Park officials and local residents have also framed the damage in personal terms, not just legal ones. Martz said last fall that many of the monuments and markers at Gettysburg were placed by soldiers who survived the battle and the war, making any fresh damage especially painful for people who work to preserve the site. Local resident Jonathan Schuster told a television station he saw the defacement as an insult to the memory of the dead and asked why anyone would mark a plaque like that. Another resident, Bee Colman, called vandalism an act of selfishness. Those comments came as Gettysburg was already dealing with other damage in the park. In January, officials said 23 monuments had been defaced with an oil-based substance in a separate episode. The Park Service has described monument damage as a recurring problem over the years, one that often requires careful cleaning and restoration by preservation staff rather than a simple wipe-down or repair. That longer history adds context to why the park publicized the suspect photo quickly and pursued a federal case once the evidence was assembled.

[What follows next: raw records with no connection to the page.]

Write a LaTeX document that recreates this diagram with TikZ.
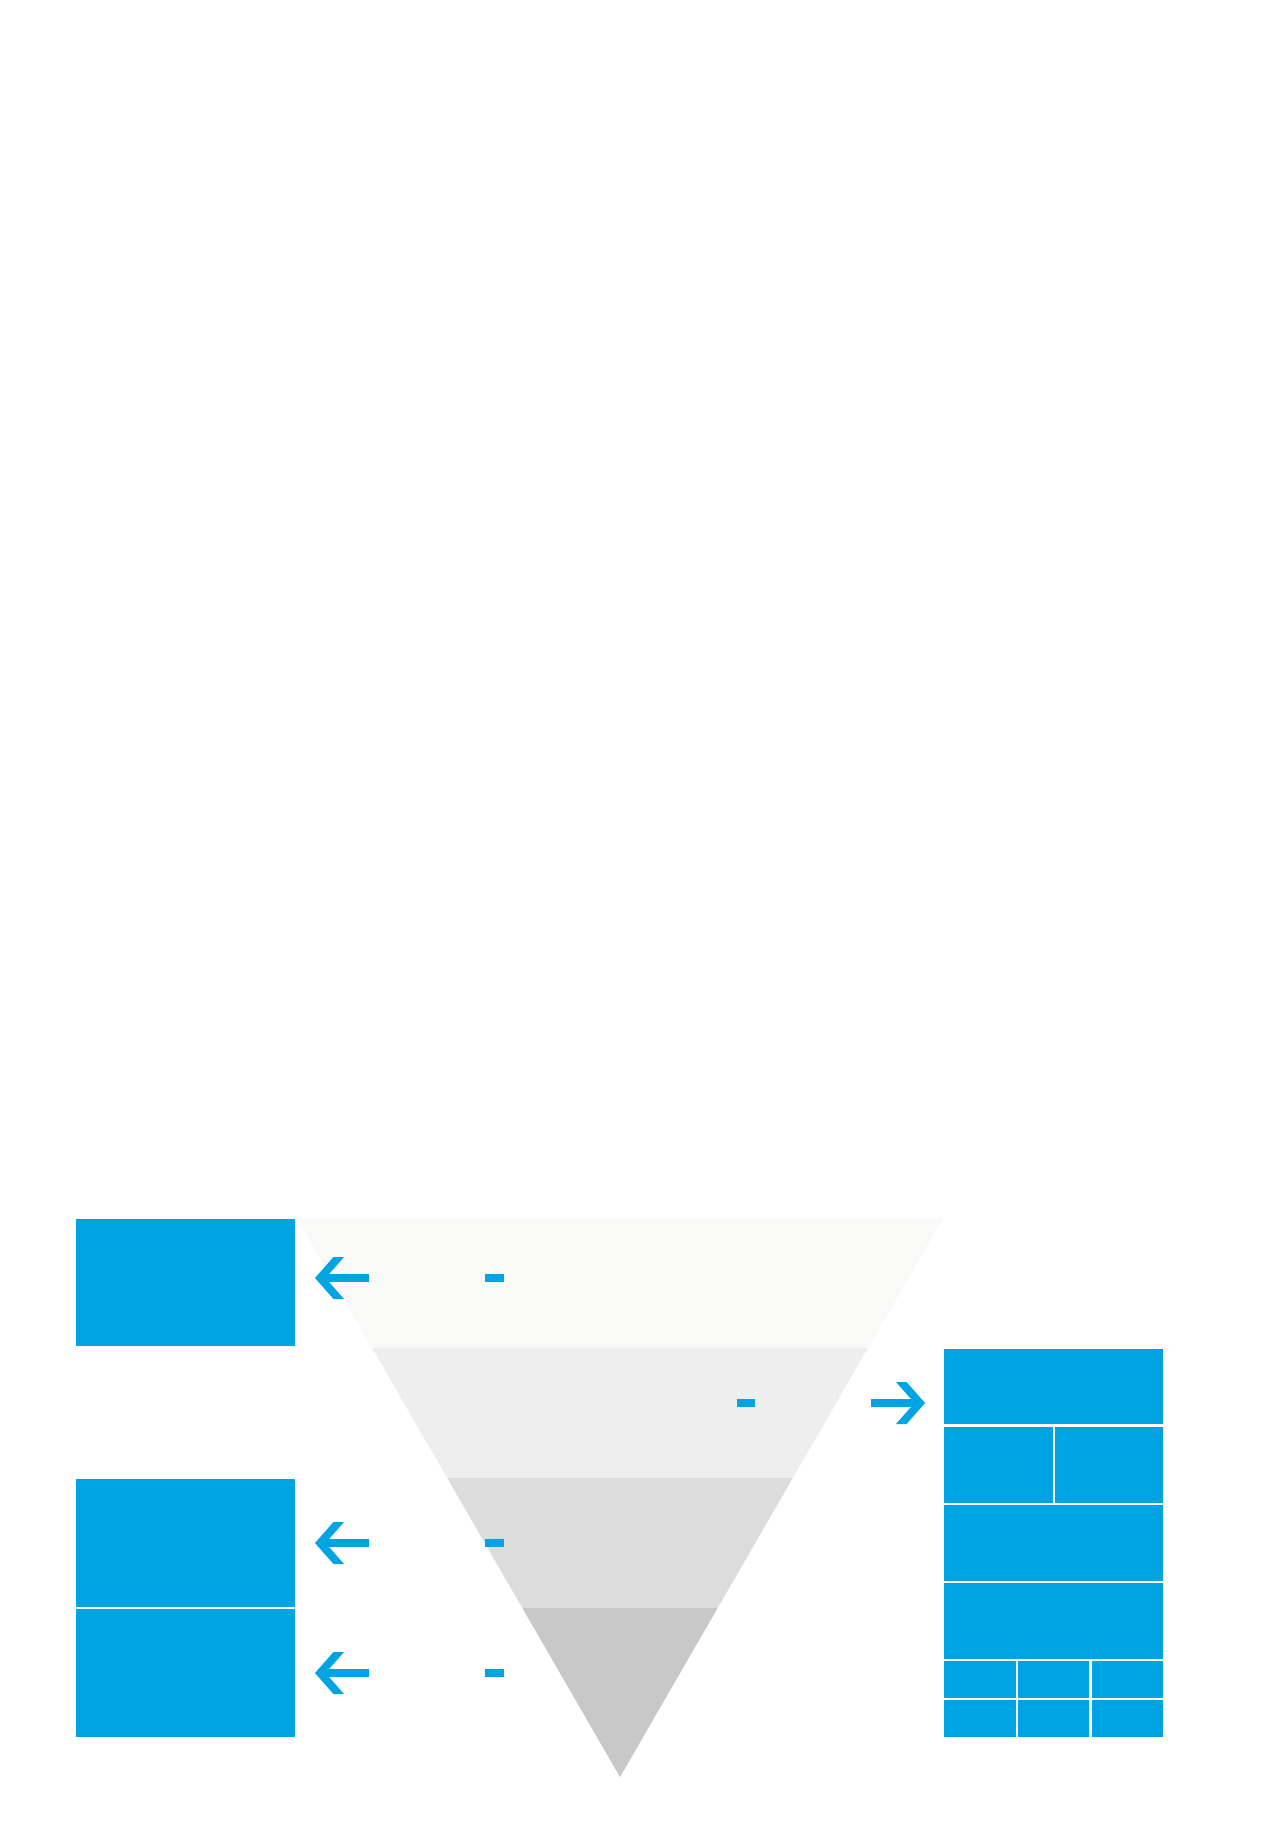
\documentclass[tikz,border=0pt]{standalone}
\usetikzlibrary{positioning}
\definecolor{blu}{HTML}{00A4E2}
\definecolor{bandA}{HTML}{F9F9F7}
\definecolor{bandB}{HTML}{EEEEEE}
\definecolor{bandC}{HTML}{DCDCDC}
\definecolor{bandD}{HTML}{C8C8C8}
\tikzset{
  blk/.style={rectangle, fill=blu, draw=none, inner sep=0pt, outer sep=0pt, anchor=north west},
  dashmark/.style={rectangle, fill=blu, draw=none, inner sep=0pt, minimum width=9.25pt, minimum height=3.8pt},
  shaft/.style={draw=blu, line width=3.8pt},
  headL/.pic={\fill[blu] (0,0) -- (18.5,-21) -- (29,-21) -- (10.5,0) -- (29,21) -- (18.5,21) -- cycle;},
  headR/.pic={\fill[blu] (0,0) -- (-18.5,-21) -- (-29,-21) -- (-10.5,0) -- (-29,21) -- (-18.5,21) -- cycle;}
}
\begin{document}
\begin{tikzpicture}[x=0.5pt,y=-0.5pt]
\useasboundingbox (0,0) rectangle (1263,1839);
\fill[white] (0,0) rectangle (1263,1839);

% funnel (inverted triangle) with four bands
\coordinate (TL) at (297,1218);
\coordinate (TR) at (943,1218);
\coordinate (AP) at (620,1777);
\begin{scope}
  \clip (TL) -- (TR) -- (AP) -- cycle;
  \fill[bandA] (280,1218) rectangle (960,1348);
  \fill[bandB] (280,1348) rectangle (960,1478);
  \fill[bandC] (280,1478) rectangle (960,1608);
  \fill[bandD] (280,1608) rectangle (960,1780);
\end{scope}

% left boxes
\node[blk, minimum width=109.5pt, minimum height=63.5pt] (L1) at (76,1219) {};
\node[blk, minimum width=109.5pt, minimum height=64pt] (L2) at (76,1479) {};
\node[blk, minimum width=109.5pt, minimum height=64pt] (L3) at (76,1609) {};

% right boxes
\node[blk, minimum width=109.5pt, minimum height=37.5pt] (R1) at (944,1349) {};
\node[blk, minimum width=54.5pt, minimum height=38pt] (R2a) at (944,1427) {};
\node[blk, minimum width=54pt, minimum height=38pt] (R2b) at (1055,1427) {};
\node[blk, minimum width=109.5pt, minimum height=38pt] (R3) at (944,1505) {};
\node[blk, minimum width=109.5pt, minimum height=38pt] (R4) at (944,1583) {};
\node[blk, minimum width=36pt, minimum height=18.5pt] (R5a) at (944,1661) {};
\node[blk, minimum width=35.5pt, minimum height=18.5pt] (R5b) at (1018,1661) {};
\node[blk, minimum width=35.5pt, minimum height=18.5pt] (R5c) at (1092,1661) {};
\node[blk, minimum width=36pt, minimum height=18.5pt] (R6a) at (944,1700) {};
\node[blk, minimum width=35.5pt, minimum height=18.5pt] (R6b) at (1018,1700) {};
\node[blk, minimum width=35.5pt, minimum height=18.5pt] (R6c) at (1092,1700) {};

% dash marks inside the funnel
\node[dashmark] (D1) at (494.5,1278) {};
\node[dashmark] (D2) at (746,1403) {};
\node[dashmark] (D3) at (494.5,1543) {};
\node[dashmark] (D4) at (494.5,1673) {};

% arrows
\coordinate (A1s) at (369,1278); \coordinate (A1t) at (315,1278);
\coordinate (A2s) at (871,1403); \coordinate (A2t) at (925,1403);
\coordinate (A3s) at (369,1543); \coordinate (A3t) at (315,1543);
\coordinate (A4s) at (369,1673); \coordinate (A4t) at (315,1673);

\draw[shaft] (A1s) -- ([xshift=3.5pt]A1t);
\pic at (A1t) {headL};
\draw[shaft] (A2s) -- ([xshift=-3.5pt]A2t);
\pic at (A2t) {headR};
\draw[shaft] (A3s) -- ([xshift=3.5pt]A3t);
\pic at (A3t) {headL};
\draw[shaft] (A4s) -- ([xshift=3.5pt]A4t);
\pic at (A4t) {headL};
\end{tikzpicture}
\end{document}
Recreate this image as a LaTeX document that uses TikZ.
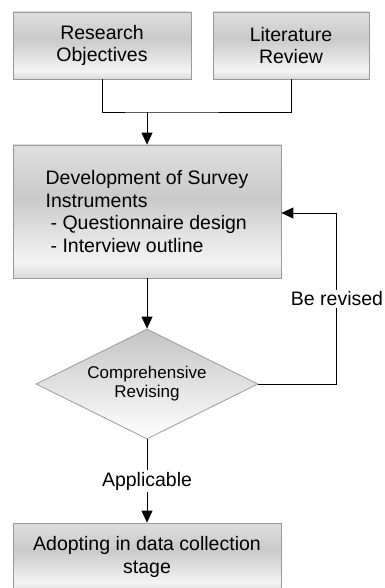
\documentclass[tikz,border=0pt]{standalone}
\usepackage{fontspec}
\setmainfont{Liberation Sans}
\usetikzlibrary{shapes.geometric,arrows.meta}
\definecolor{bordergray}{HTML}{9A9A9A}
\definecolor{bzero}{HTML}{D8D8D8}
\definecolor{bone}{HTML}{F4F4F4}
\definecolor{btwo}{HTML}{CACACA}
\definecolor{bthree}{HTML}{DEDEDE}
\definecolor{dtop}{HTML}{C4C4C4}
\pgfdeclareverticalshading{boxshade}{100bp}{color(0bp)=(bzero); color(25bp)=(bzero); color(31bp)=(bone); color(55bp)=(btwo); color(75bp)=(bthree); color(100bp)=(bthree)}
\begin{document}
\begin{tikzpicture}[x=1pt,y=-1pt,
  box/.style={draw=bordergray, line width=0.8pt, shading=boxshade, rectangle, inner sep=0pt,
    font=\fontsize{19.5}{22.5}\selectfont, align=center},
  conn/.style={line width=0.9pt, draw=black},
  arr/.style={conn, -{Triangle[length=12pt,width=11pt]}},
  lbl/.style={fill=white, inner sep=2pt, font=\fontsize{19.5}{22.5}\selectfont}]
\useasboundingbox (0,0) rectangle (384,588);
\node[box, minimum width=178pt, minimum height=67pt] (ro) at (102,45.5) {Research\\Objectives};
\node[box, minimum width=156pt, minimum height=67pt] (lr) at (291,45.5) {Literature\\Review};
\node[box, minimum width=268pt, minimum height=133pt, align=left] (dev) at (147,211.5)
  {Development of Survey\\Instruments\\\hspace*{5pt}- Questionnaire design\\\hspace*{5pt}- Interview outline};
\node[diamond, draw=bordergray, line width=0.8pt, top color=dtop, bottom color=white, aspect=2, inner sep=0pt,
  minimum width=222pt, minimum height=110pt, font=\fontsize{17}{19}\selectfont, align=center] (dia) at (147,384)
  {Comprehensive\\Revising};
\node[box, minimum width=268pt, minimum height=68pt] (ad) at (147,557) {Adopting in data collection\\stage};
\coordinate (j) at (147,112);
\coordinate (fb) at (336,213);
\draw[conn] (ro.south) |- (j) -| (lr.south);
\draw[arr] (j) -- (dev.north);
\draw[arr] (dev.south) -- (dia.north);
\draw[arr] (dia.east) -| (fb) -- (fb -| dev.east);
\node[lbl] (br) at (337,299) {Be revised};
\draw[arr] (dia.south) -- (ad.north) node[lbl, midway] (ap) {Applicable};
\end{tikzpicture}
\end{document}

The legal track moved forward this year. The National Park Service said a federal grand jury indictment and arrest warrant were issued after the investigation, and Law and Crime reported that the warrant was signed Feb. 18, the same day as the indictment. Reisinger was arrested March 6 by National Park Service law enforcement rangers with help from the Carlisle Police Department. He later made an initial appearance in federal court in Harrisburg. According to court-record summaries reported by Law and Crime, he was appointed a federal public defender, pleaded not guilty and was granted pretrial release by Chief U.S. Magistrate Judge Daryl F. Bloom. Those reports said his release conditions bar him from possessing a firearm, require drug testing, limit his travel to the Middle District of Pennsylvania, impose a curfew and forbid excessive alcohol use or CBD products. Under the statute cited by prosecutors, each count carries a maximum penalty of up to 10 years in prison and a fine of up to $250,000. Park officials have said they will also seek full restitution for the repair costs.

For visitors who know Gettysburg by its open views and stone markers, the allegations land in a very specific place. The 44th New York monument rises like a small stone fortress from the crest of Little Round Top, while the 140th New York marker includes the likeness of O’Rorke, one of the Union officers tied closely to the fighting there. A person standing near those monuments can look across ground that has been interpreted, restored and studied for generations. That is why the details in this case feel so jarring. The report did not describe spray paint tossed in the dark or random damage at an obscure corner of the park. It described someone close enough to metal and stone that another visitor could hear the scraping before seeing the act itself. The government still must prove the charges in court, and prosecutors have not publicly released a fuller narrative of the evidence. But the public picture already drawn is of a brief act on a crowded historic landscape that left a long paper trail and a visible mark on monuments built to preserve memory.

As of Thursday, Reisinger had pleaded not guilty and was free under pretrial conditions while the government pursued restitution and prepared for trial. The next major public step is a jury trial now scheduled to begin May 4 in federal court in Harrisburg.

Author note: Last updated March 19, 2026.